Empires

How A French Con Man Sold The Eiffel Tower Twice And Got Away With It

In the glittering heart of 1920s Paris, where champagne flowed like rivers and the Eiffel Tower ruled the skyline, a man named Victor Lustig was quietly preparing the greatest scam the world had ever seen.

Victor didn’t look dangerous. He dressed like a gentleman, spoke with elegance, and carried himself with the confidence of a government official. But beneath the polished smile was a mastermind who understood one thing better than anyone else:

People believe what they want to believe.

In 1925, newspapers across Paris began discussing the enormous cost of maintaining the aging Eiffel Tower. Rust was spreading. Repairs were expensive. Some politicians even suggested tearing it down.

To most people, it was just another headline.

To Victor Lustig, it was opportunity.

Using forged government documents and stolen official stationery, Victor invited several wealthy scrap metal dealers to a luxurious meeting at the famous Hôtel de Crillon. The men arrived nervous but excited. Waiting for them was Victor, posing as a high-ranking French government official.

He spoke calmly, confidently.

“The government,” he explained, “has decided to secretly sell the Eiffel Tower for scrap metal.”

The room fell silent.

The dealers could hardly believe their luck. The Eiffel Tower itself — one of the greatest monuments on Earth — was supposedly up for sale. Victor told them the deal had to remain confidential to avoid public outrage. That secrecy made the lie even more believable.

Among the dealers was a businessman desperate to climb Parisian high society. Victor noticed the man’s insecurity immediately. He knew greed alone wasn’t enough — ambition was the real hook.

So Victor added another layer to the deception.

Hinting that government contracts often required “personal incentives,” he subtly asked for a bribe. Instead of becoming suspicious, the dealer felt relieved. Corruption made the entire story feel authentic.

Within days, the businessman handed over a fortune in cash.

And just like that, Victor Lustig had “sold” the Eiffel Tower.

The moment he received the money, Victor vanished.

He escaped to Vienna before the victim even realized he had been tricked. Humiliated and terrified of public embarrassment, the businessman never reported the crime.

Most con artists would have disappeared forever after a success like that.

Victor Lustig did something unbelievable.

He returned to Paris…

…and tried to sell the Eiffel Tower again.

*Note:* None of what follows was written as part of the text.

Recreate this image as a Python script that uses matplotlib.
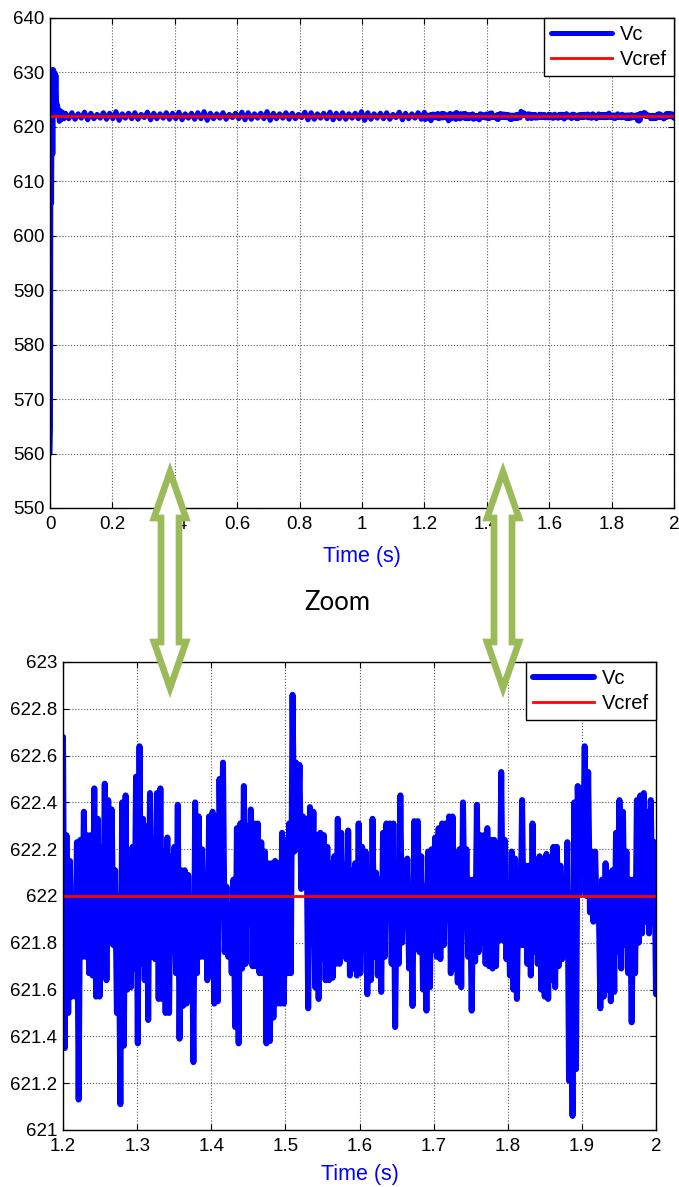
import numpy as np
import matplotlib
matplotlib.use("Agg")
import matplotlib.pyplot as plt
from matplotlib.patches import Polygon
from matplotlib.ticker import FuncFormatter
import matplotlib.transforms as mtransforms

plt.rcParams['font.family'] = ['Liberation Sans', 'DejaVu Sans']

# --- data ---
# start-up transient (s, V)
t_start = [0.0, 0.0015, 0.003, 0.005, 0.007, 0.009, 0.011, 0.013, 0.015, 0.017,
           0.019, 0.021, 0.024, 0.027, 0.030, 0.033, 0.036, 0.040, 0.045]
vc_start = [560.0, 565.0, 630.0, 606.0, 630.5, 615.0, 630.5, 622.0, 630.0, 625.0,
            629.5, 624.5, 624.0, 622.8, 621.0, 623.0, 621.3, 622.7, 621.5]

# steady state 0.05 .. 1.19 s : alternating peaks / troughs
mid_hi = [622.5, 622.6, 622.4, 622.7, 622.5, 622.3, 622.6, 622.5, 622.8, 622.4,
          622.5, 622.6, 622.3, 622.7, 622.5, 622.4, 622.6, 622.5, 622.7, 622.4,
          622.5, 622.6, 622.8, 622.5, 622.4, 622.6, 622.3, 622.5, 622.7, 622.6,
          622.4, 622.5, 622.8, 622.5, 622.4, 622.6, 622.5, 622.3, 622.7, 622.6,
          622.4, 622.5, 622.7, 622.5, 622.6, 622.4, 622.5, 622.8, 622.6, 622.4,
          622.5, 622.6, 622.3, 622.7, 622.5, 622.4, 622.6]
mid_lo = [621.5, 621.4, 621.6, 621.3, 621.5, 621.6, 621.4, 621.5, 621.2, 621.6,
          621.5, 621.4, 621.7, 621.3, 621.5, 621.6, 621.4, 621.5, 621.3, 621.6,
          621.4, 621.5, 621.2, 621.5, 621.6, 621.4, 621.7, 621.5, 621.3, 621.4,
          621.6, 621.5, 621.2, 621.5, 621.6, 621.4, 621.5, 621.7, 621.3, 621.4,
          621.6, 621.5, 621.3, 621.5, 621.4, 621.6, 621.5, 621.2, 621.4, 621.6,
          621.5, 621.4, 621.7, 621.3, 621.5, 621.6, 621.4]

# zoomed window 1.2 .. 2 s : successive peaks (hi) and troughs (lo)
zoom_hi = [622.68, 622.26, 622.15, 622.00, 622.23, 622.24, 622.36, 622.26, 622.26, 622.46,
           622.33, 622.21, 622.48, 622.41, 622.37, 622.11, 622.00, 622.40, 622.43, 622.13,
           622.21, 622.51, 622.64, 622.33, 622.30, 622.44, 622.24, 622.44,
           622.46, 622.19, 622.25, 622.17, 622.21, 622.39, 622.11, 622.11, 622.09, 621.99,
           622.40, 622.34, 622.20, 622.07, 622.34, 622.36, 622.34, 622.50, 622.57, 622.04,
           621.96, 622.07, 622.29, 622.31, 622.47, 622.30, 622.37, 622.31,
           622.31, 622.23, 622.19, 622.14, 622.14, 622.15, 622.14, 622.27, 622.24, 622.31,
           622.86, 622.57, 622.56, 622.34, 622.33, 622.38, 622.36, 622.26, 622.27, 622.26,
           622.21, 622.14, 622.17, 622.33, 622.27, 622.13, 622.28, 622.11,
           622.14, 622.31, 622.21, 622.19, 622.07, 622.33, 622.10, 622.07, 622.27, 622.31,
           622.31, 622.31, 622.11, 622.43, 622.13, 622.16, 622.04, 622.32, 622.32, 622.17,
           622.04, 622.19, 622.20, 622.25, 622.29, 622.31, 622.31, 622.34,
           622.34, 622.07, 622.20, 622.40, 622.20, 622.07, 622.07, 622.39, 622.26, 622.26,
           622.29, 622.24, 622.24, 622.07, 622.53, 622.24, 622.04, 622.19, 622.16, 622.07,
           622.41, 622.13, 622.13, 622.31, 622.13, 622.17, 622.16, 622.18, 622.16, 622.21,
           622.21, 622.13, 622.07, 622.23, 622.01, 622.40, 622.47, 622.46, 622.64, 622.53,
           622.19, 622.19, 622.01, 622.07, 622.14, 622.10, 622.11, 622.27, 622.41, 622.36,
           622.19, 622.07, 622.07, 622.41, 622.43, 622.44, 622.36, 622.41, 622.23]
zoom_lo = [621.35, 621.50, 621.57, 621.57, 621.13, 621.74, 621.74, 621.67, 621.66, 621.57,
           621.57, 621.70, 621.64, 621.80, 621.79, 621.50, 621.11, 621.36, 621.60, 621.61,
           621.69, 621.37, 621.71, 621.64, 621.47, 621.74, 621.73, 621.56,
           621.56, 621.50, 621.50, 621.81, 621.67, 621.39, 621.53, 621.54, 621.64, 621.29,
           621.67, 621.74, 621.74, 621.64, 621.66, 621.54, 621.55, 621.94, 621.76, 621.74,
           621.67, 621.44, 621.37, 621.69, 621.71, 621.90, 621.70, 621.70,
           621.67, 621.67, 621.37, 621.38, 621.48, 621.54, 621.54, 621.54, 621.67, 621.67,
           622.19, 622.20, 622.03, 622.04, 621.52, 621.87, 621.61, 621.56, 621.73, 621.64,
           621.64, 621.65, 621.71, 621.71, 621.79, 621.73, 621.66, 621.69,
           621.66, 621.67, 621.77, 621.58, 621.64, 621.74, 621.66, 621.59, 621.74, 621.90,
           621.71, 621.44, 621.71, 621.80, 621.90, 621.69, 621.53, 621.79, 621.76, 621.60,
           621.51, 621.61, 621.77, 621.74, 621.73, 621.79, 621.90, 621.67,
           621.69, 621.63, 621.61, 621.87, 621.74, 621.51, 621.72, 621.76, 621.80, 621.71,
           621.70, 621.69, 621.70, 621.81, 621.81, 621.73, 621.66, 621.60, 621.56, 621.79,
           621.79, 621.71, 621.66, 621.76, 621.71, 621.60, 621.57, 621.56, 621.64, 621.61,
           621.70, 621.73, 621.83, 621.21, 621.06, 621.26, 622.01, 622.10, 622.00, 621.93,
           621.89, 621.90, 621.52, 621.57, 621.60, 621.55, 621.59, 621.76, 621.69, 621.79,
           621.67, 621.46, 621.67, 621.80, 621.84, 621.89, 621.84, 621.89, 621.58]

vc_ref = 622.0

# --- build the time series ---
vc_mid = np.column_stack([mid_hi, mid_lo]).ravel()
vc_zoom = np.column_stack([zoom_hi, zoom_lo]).ravel()
t_mid = np.linspace(0.05, 1.19, len(vc_mid))
t_zoom = np.linspace(1.2, 2.0, len(vc_zoom))
t = np.concatenate([t_start, t_mid, t_zoom])
vc = np.concatenate([vc_start, vc_mid, vc_zoom])

W, H = 679, 1187
fig = plt.figure(figsize=(W / 100, H / 100), dpi=100)

fmt = FuncFormatter(lambda v, p: '%g' % round(v, 3))
blue = '#0000FF'
red = '#FF0000'


def style(ax, labelpad):
    ax.grid(True, ls=':', color='0.35', lw=0.8)
    ax.tick_params(direction='in', top=True, right=True, length=4, labelsize=13.5, width=0.8)
    ax.tick_params(axis='y', pad=4)
    ax.tick_params(axis='x', pad=6)
    ax.xaxis.set_major_formatter(fmt)
    ax.yaxis.set_major_formatter(fmt)
    for s in ax.spines.values():
        s.set_linewidth(1.0)
    ax.set_xlabel('Time (s)', color=blue, fontsize=15.5, labelpad=labelpad)
    leg = ax.legend(loc='upper right', fontsize=14.5, handlelength=3.0, handletextpad=0.4,
                    borderpad=0.35, labelspacing=0.3, borderaxespad=0, fancybox=False,
                    edgecolor='black', framealpha=1)
    leg.get_frame().set_linewidth(1.0)


# top panel: full run
ax1 = fig.add_axes([50 / W, 1 - 508 / H, 624 / W, 490 / H])
ax1.plot(t, vc, color=blue, lw=3.6, solid_joinstyle='round', solid_capstyle='round', label='Vc')
ax1.plot([0, 2], [vc_ref, vc_ref], color=red, lw=2, label='Vcref')
ax1.set_xlim(0, 2)
ax1.set_ylim(550, 640)
ax1.set_xticks(np.arange(0, 2.01, 0.2))
ax1.set_yticks(np.arange(550, 641, 10))
style(ax1, 9)

# bottom panel: zoom 1.2 .. 2 s
ax2 = fig.add_axes([63 / W, 1 - 1130 / H, 593 / W, 468 / H])
ax2.plot(t, vc, color=blue, lw=4.3, solid_joinstyle='round', solid_capstyle='round', label='Vc')
ax2.plot([1.2, 2], [vc_ref, vc_ref], color=red, lw=2, label='Vcref')
ax2.set_xlim(1.2, 2)
ax2.set_ylim(621, 623)
ax2.set_xticks(np.arange(1.2, 2.001, 0.1))
ax2.set_yticks(np.arange(621, 623.001, 0.2))
style(ax2, 6)

# hollow green double arrows + "Zoom" (pixel coords, y from top)
px = mtransforms.Affine2D().scale(1 / W, -1 / H).translate(0, 1) + fig.transFigure
green = '#9BBB59'


def darrow(xc, y0, y1, hw=16, sw=9, hl=46):
    pts = [(xc, y0), (xc + hw, y0 + hl), (xc + sw, y0 + hl), (xc + sw, y1 - hl),
           (xc + hw, y1 - hl), (xc, y1), (xc - hw, y1 - hl), (xc - sw, y1 - hl),
           (xc - sw, y0 + hl), (xc - hw, y0 + hl)]
    fig.patches.append(Polygon(pts, closed=True, transform=px, fc='white', ec=green,
                               lw=4.8, joinstyle='miter', zorder=10))


darrow(170, 472, 688)
darrow(503, 472, 688)
fig.text(337 / W, 1 - 603 / H, 'Zoom', fontsize=18.5, family=['Lato', 'DejaVu Sans'],
         ha='center', va='center')

fig.savefig('out.png', dpi=100)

This time, however, one of the targets grew suspicious and contacted police. Victor narrowly escaped capture and fled Europe for the United States, where his legend only grew larger.

In America, Lustig continued his criminal career with astonishing boldness. He created counterfeit money schemes, manipulated wealthy investors, and even tricked notorious gangsters. One story claimed he convinced Al Capone to invest money in a fake business deal — only to later return the untouched cash and earn Capone’s trust and admiration.

Victor understood psychology better than crime itself. He knew that confidence could overpower logic, that appearances could defeat suspicion, and that intelligent lies wrapped in authority often sounded more believable than truth.

For years, law enforcement chased him across continents. But Victor always seemed one step ahead — changing identities, forging documents, charming strangers, and escaping danger with impossible timing.

Eventually, his luck ran out.

After years of fraud and counterfeiting, federal agents finally captured Victor Lustig in the United States. The man who had fooled businessmen, aristocrats, gangsters, and governments was sentenced to prison and sent to the infamous Alcatraz Federal Penitentiary.

There, behind cold iron bars, the world’s smoothest con artist spent the final years of his life.

But his legend never died.

To this day, the story of Victor Lustig remains one of history’s most unbelievable true tales — not because he stole money, but because he convinced intelligent people to hand it over willingly.

And somewhere in the streets of Paris, beneath the shadow of the Eiffel Tower, the ghost of the greatest scam ever told still lingers.